Hey, remember when we collectively freaked out because half of us saw one objective reality and half saw another? Let’s do that again!

From the Wall Street Journal’s Jared Diamond comes a surprisingly perplexing question: what constitutes “batting around” in baseball? To me, it’s quite obvious that batting around refers to the player that led off the inning coming back up to the plate again. When the ninth batter comes to the plate you’ve gone through the order once in the inning; when the tenth batter comes to the plate you have batted around.

I didn’t know this was even in question, but apparently it is:

It turns out that batting around has no official definition and isn’t an official MLB statistic.
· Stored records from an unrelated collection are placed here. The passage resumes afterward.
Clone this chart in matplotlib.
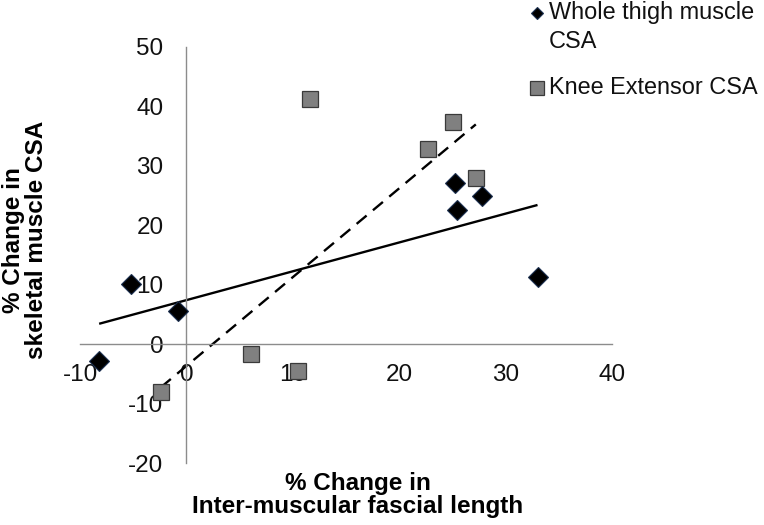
import numpy as np
import matplotlib
matplotlib.use("Agg")
import matplotlib.pyplot as plt
from matplotlib.lines import Line2D

plt.rcParams['font.family'] = ['Liberation Sans', 'DejaVu Sans']
plt.rcParams['axes.unicode_minus'] = False

# Data
thigh_x = [-8.2, -5.2, -0.8, 25.2, 25.4, 27.8, 33.0]
thigh_y = [-2.8, 10.2, 5.6, 27.1, 22.6, 25.0, 11.3]
knee_x = [11.6, 25.1, 22.75, 27.2, 6.1, 10.5, -2.4]
knee_y = [41.2, 37.3, 32.8, 27.9, -1.6, -4.6, -8.0]

x_ticks = [-10, 0, 10, 20, 30, 40]
y_ticks = [-20, -10, 0, 10, 20, 30, 40, 50]

label_thigh = "Whole thigh muscle\nCSA"
label_knee = "Knee Extensor CSA"
xlabel = "% Change in\nInter-muscular fascial length"
ylabel = "% Change in\nskeletal muscle CSA"

W, H = 764, 525
fig = plt.figure(figsize=(W / 100, H / 100), dpi=100)
ax = fig.add_axes([80 / W, 1 - 463 / H, (612 - 80) / W, (463 - 47) / H])

ax.set_xlim(-10, 40)
ax.set_ylim(-20, 50)
ax.set_xticks(x_ticks)
ax.set_yticks(y_ticks)

for s in ['top', 'right']:
    ax.spines[s].set_visible(False)
ax.spines['left'].set_position(('data', 0))
ax.spines['bottom'].set_position(('data', 0))
for s in ['left', 'bottom']:
    ax.spines[s].set_color('#8c8c8c')
    ax.spines[s].set_linewidth(1.0)

ax.tick_params(axis='x', length=0, pad=14.5, labelsize=17.5, labelcolor='#111111')
ax.tick_params(axis='y', length=0, pad=16.5, labelsize=17.5, labelcolor='#111111')

# Trendlines (linear fits)
def trend(xs, ys):
    xs = np.asarray(xs)
    ys = np.asarray(ys)
    k, b = np.polyfit(xs, ys, 1)
    xx = np.array([xs.min(), xs.max()])
    return xx, k * xx + b

tx, ty = trend(thigh_x, thigh_y)
ax.plot(tx, ty, color='black', lw=1.7, zorder=2, solid_capstyle='butt')
kx, ky = trend(knee_x, knee_y)
ax.plot(kx, ky, color='black', lw=1.7, dashes=(5.5, 3.5), zorder=2)

ax.plot(knee_x, knee_y, linestyle='none', marker='s', ms=12,
        markerfacecolor='#808080', markeredgecolor='#3a3a3a', markeredgewidth=0.9,
        zorder=3, clip_on=False)
ax.plot(thigh_x, thigh_y, linestyle='none', marker='D', ms=10,
        markerfacecolor='black', markeredgecolor='#1b2f4f', markeredgewidth=0.8,
        zorder=4, clip_on=False)

# Legend (manual, to place the marker on the first text line)
LEG_FS = 16.9
fig.add_artist(Line2D([537 / W], [1 - 13 / H], transform=fig.transFigure,
                      marker='D', ms=6.5, markerfacecolor='black',
                      markeredgecolor='#1b2f4f', markeredgewidth=0.8, linestyle='none'))
fig.text(549 / W, 1 - 13 / H, "Whole thigh muscle", fontsize=LEG_FS,
         ha='left', va='center', color='#111111')
fig.text(549 / W, 1 - 41 / H, "CSA", fontsize=LEG_FS,
         ha='left', va='center', color='#111111')
fig.add_artist(Line2D([537 / W], [1 - 88 / H], transform=fig.transFigure,
                      marker='s', ms=9.5, markerfacecolor='#808080',
                      markeredgecolor='#3a3a3a', markeredgewidth=0.9, linestyle='none'))
fig.text(549 / W, 1 - 88 / H, label_knee, fontsize=LEG_FS,
         ha='left', va='center', color='#111111')

# Axis titles
fig.text(358 / W, 1 - 495 / H, xlabel, fontsize=17.5, fontweight='bold',
         ha='center', va='center', multialignment='center', linespacing=1.05)
fig.text(25 / W, 1 - 240 / H, ylabel, fontsize=17.5, fontweight='bold',
         ha='center', va='center', rotation=90, multialignment='center',
         linespacing=1.05)

fig.savefig('out.png', dpi=100)
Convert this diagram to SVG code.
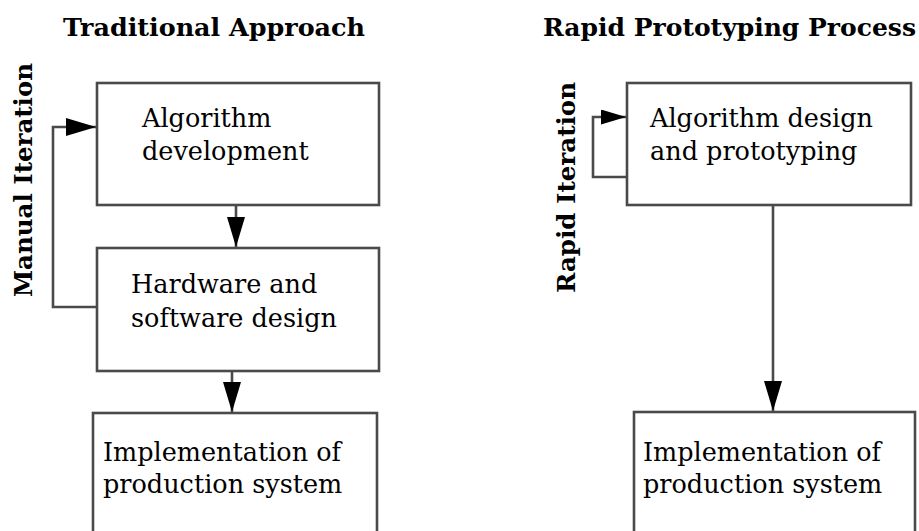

Followers of the game tend to assume that their own interpretation is by-the-book right.

When the question was posed to New York Mets captain David Wright, he didn’t hesitate. “Ten,” he said.

As far as Wright was concerned, nobody could disagree. To prove as much, he called over his teammate, John Mayberry Jr. Mayberry said nine, just as emphatically. Wright was stunned.

We’re definitely going to go with David Wright over John Mayberry Jr., right?

Diamond talked to everybody he could think of in search of an definitive answer. Wikipedia says ten, Wiktionary says nine. Vin Scully says ten, Mets radio play-by-play man Howie Rose says nine. Both Elias Status Bureau and Stats LLC says it only takes nine batters, but Stats noted this is an unofficial definition.

For the final word, Diamond turned to Major League Baseball’s official historian, who explained that the term “bat around” comes from a baseball forerunner first played a couple hundred years ago. The definition from that game, called town ball, would seem to indicate that ten batters makes the most sense:

In this cricket-like game, an entire side batted before an inning was over. In at least one variation, Thorn said, there was an added stipulation: If the last player in the order hit a home run, the entire lineup would bat again—or “bat around.”

But that’s enough about what the “experts” think. What say you, the common man?